Students from Clark Magnet High School have taken home $20,000 in scholarship prizes for their winning entries in the 2016 Lexus Eco Challenge, with hopes of gaining at least $30,000 more for their projects regarding overfishing and alternative energy sources.

The Eco Challenge is a national STEM (Science Technology Engineering Math) contest for students from grades six to 12, with two contest portions that each participating group must address, the land/water and air/climate challenges.

Two teams out of 10 finalists are eligible to win the final challenge grand prize of $30,000. The self-proclaimed Cricket Busters from Clark teacher Dominique Evans-Bye’s class hopes to win with their project addressing the global epidemic of overfishing, and particularly its effects on species of rockfish native to California.

Recent studies show that global estimates of fish catches are much higher than previously thought, with 109 million metric tons of fish caught annually.

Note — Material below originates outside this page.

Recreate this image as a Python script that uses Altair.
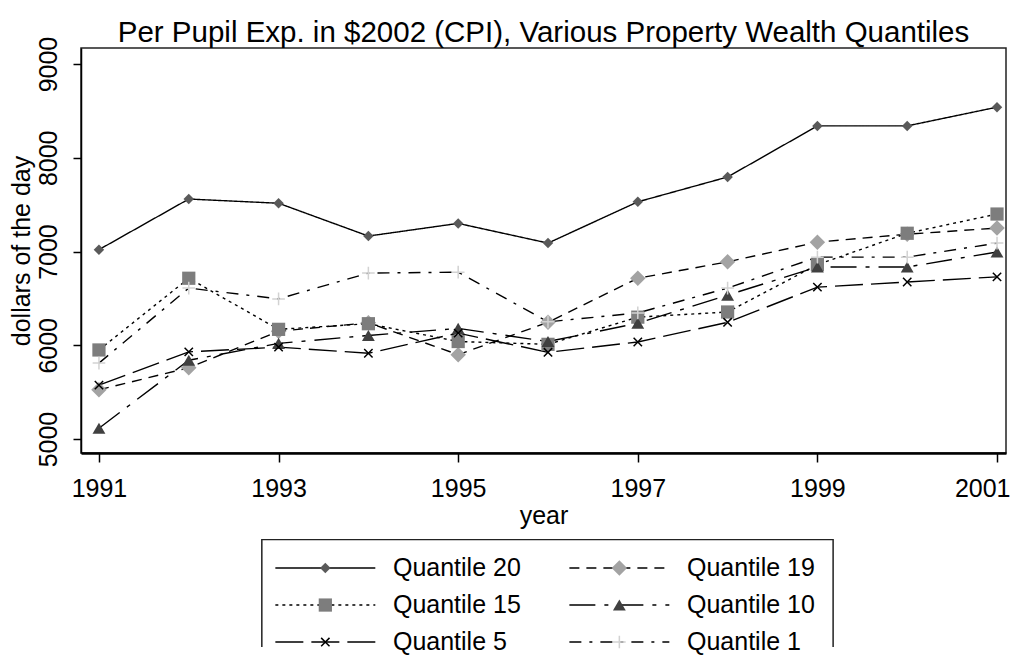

In addition to overfishing’s effects on oceanic biodiversity, rockfish, which can live in high pressure, deep sea depth environments, can suffer what is known as barotrauma when fished. Barotrauma enlarges the fish’s gas bladder to the point where its eyes pop out and its stomach protrudes from its mouth. Rockfish suffering from barotrauma are typically thrown back by fishermen, but without any means to return to their normal depths, the fish are often left to die near the ocean surface.

To combat this problem, the team at Clark Magnet has worked on creating descending devices, which can safely lower affected fish to their original environments and allow them to compress and heal under more typical pressure levels.

However, rockfish are not the only ones affected by the ever-expanding fishing industry, which is relied upon heavily worldwide as a means for food and employment.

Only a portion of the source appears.